Be it for India or for the Chennai Super Kings in the Indian Premier League, Dhoni has shown that he knows the precise time to slot the fifth gear and leave the rivals panting on the highway to doom. An enormous trust in his own skill-sets does help Dhoni make those gut-level decisions, which can flummox critics, but in the end, he does emerge the winner. His self-elevation over an in-form Yuvraj Singh in the World Cup final against Sri Lanka at Mumbai in April 2011, was seen as a foolish move. But by the time he hoisted Nuwan Kulasekara for that winning six, he had won over more fans than can be imagined.
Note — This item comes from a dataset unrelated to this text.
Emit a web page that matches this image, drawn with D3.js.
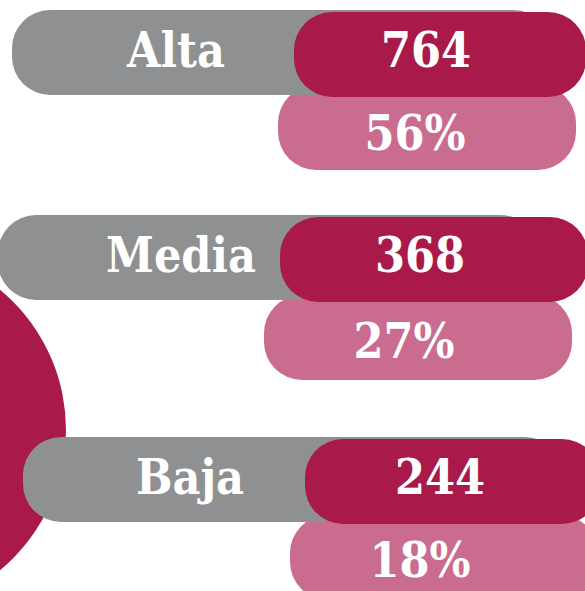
<!DOCTYPE html>
<html><head><meta charset="utf-8">
<script src="https://cdn.jsdelivr.net/npm/d3@7"></script>
<style>
html,body{margin:0;padding:0;background:#fff;overflow:hidden;}
svg{display:block;}
</style></head>
<body>
<script>
// ---- data ----
const categories = ["Alta", "Media", "Baja"];
const counts = [764, 368, 244];
const percents = [56, 27, 18];

// ---- layout ----
const W = 585, H = 591;
const colors = { gray: "#8f9092", crimson: "#a91a4a", pink: "#c96c8f", text: "#ffffff" };
const font = "'DejaVu Serif Condensed', 'DejaVu Serif', serif";

const pillH = 85, r = 38;
// per-row layout scales (hand-placed infographic rows)
const grayY = d3.scaleOrdinal().domain(categories).range([10, 215, 437]);
const grayX0 = d3.scaleOrdinal().domain(categories).range([12, -2, 23]);
const grayX1 = d3.scaleOrdinal().domain(categories).range([552, 538, 563]);
const redX0 = d3.scaleOrdinal().domain(categories).range([294, 280, 305]);
const redX1 = d3.scaleOrdinal().domain(categories).range([586, 588, 600]);
const pinkX0 = d3.scaleOrdinal().domain(categories).range([278, 264, 290]);
const pinkX1 = d3.scaleOrdinal().domain(categories).range([576, 572, 598]);
const pinkY1 = d3.scaleOrdinal().domain(categories).range([170, 380, 600]);
const labelX = d3.scaleOrdinal().domain(categories).range([176, 181, 190]);
const countX = d3.scaleOrdinal().domain(categories).range([426, 420, 440]);
const pctX = d3.scaleOrdinal().domain(categories).range([415, 404, 420]);
const pctBase = d3.scaleOrdinal().domain(categories).range([150, 358, 577]);

const rows = categories.map((c, i) => ({ cat: c, count: counts[i], pct: percents[i] }));

const svg = d3.select("body").append("svg").attr("width", W).attr("height", H);

// decorative circle
svg.append("circle").attr("cx", -116).attr("cy", 430).attr("r", 182).attr("fill", colors.crimson);

const g = svg.selectAll("g.row").data(rows).join("g").attr("class", "row");

g.append("rect").attr("x", d => pinkX0(d.cat)).attr("y", d => pinkY1(d.cat) - pillH)
  .attr("width", d => pinkX1(d.cat) - pinkX0(d.cat)).attr("height", pillH)
  .attr("rx", r).attr("fill", colors.pink);
g.append("rect").attr("x", d => grayX0(d.cat)).attr("y", d => grayY(d.cat))
  .attr("width", d => grayX1(d.cat) - grayX0(d.cat)).attr("height", pillH)
  .attr("rx", r).attr("fill", colors.gray);
g.append("rect").attr("x", d => redX0(d.cat)).attr("y", d => grayY(d.cat) + 2)
  .attr("width", d => redX1(d.cat) - redX0(d.cat)).attr("height", pillH)
  .attr("rx", r).attr("fill", colors.crimson);

const txt = sel => sel.attr("text-anchor", "middle").attr("fill", colors.text)
  .attr("font-family", font).attr("font-weight", "bold").attr("font-size", 48);

g.append("text").call(txt)
  .attr("x", d => labelX(d.cat)).attr("y", d => grayY(d.cat) + 57)
  .text(d => d.cat);
g.append("text").call(txt)
  .attr("x", d => countX(d.cat)).attr("y", d => grayY(d.cat) + 57)
  .text(d => d.count);
g.append("text").call(txt)
  .attr("x", d => pctX(d.cat)).attr("y", d => pctBase(d.cat))
  .text(d => d.pct + "%");
</script>
</body></html>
Like all fine finishers, Dhoni’s innings template is initially mounted on a flurry of singles and twos interspersed with that crunching blow for the maximum yield and when the contest reaches its tipping point, he reverts to his free-flowing explosive ways with which he first caught the eye. With the bottom-hand playing a decisive role allied with amazingly flexible wrists, Dhoni can dig out yorkers or carve his inimitable helicopter six. Along the way, he stitches key partnerships and also encourages the tail to last.

Champions have this ability to stay in the present. Dhoni has that trait as he breaks down big targets into smaller milestones and goes about his job. Being grounded and not letting victories and defeat affect his composure also helps him stay afresh. For all the hype churned up by marketing moghuls and hysterics by commentators and shrill television anchors, cricket is just a game and the man from Ranchi recognises that.

On April 2, 2011 when India erupted with joy after Dhoni lifted the World Cup, a friend of his, who spent a large chunk of that epochal night conversing with the skipper, said: “He was remarkably composed. He was happy but he never went over-the-top. To be so calm at all times is a remarkable achievement.” Even when India plumbed the depths in England and Australia, Dhoni never lost his equanimity.

With 7,358 ODI runs averaging a fabulous 51.45 and a fine strike-rate of 88.17, Dhoni is right up there among the finest batsmen ever to have played limited overs cricket. And recently, he has also done reasonably well in Tests (4,209 runs) with defining knocks like the 224 against Australia at Chennai, earlier this year, enhancing his halo.

To lead the team, don the wicket-keeping gloves and also play the pivot in rousing pursuits is a tough proposition, but Dhoni has handled these varied roles with aplomb. It is time to recognise his ability rather than draw inferences from destiny and luck. Dhoni is a supreme cricketer and let’s doff our hats to him.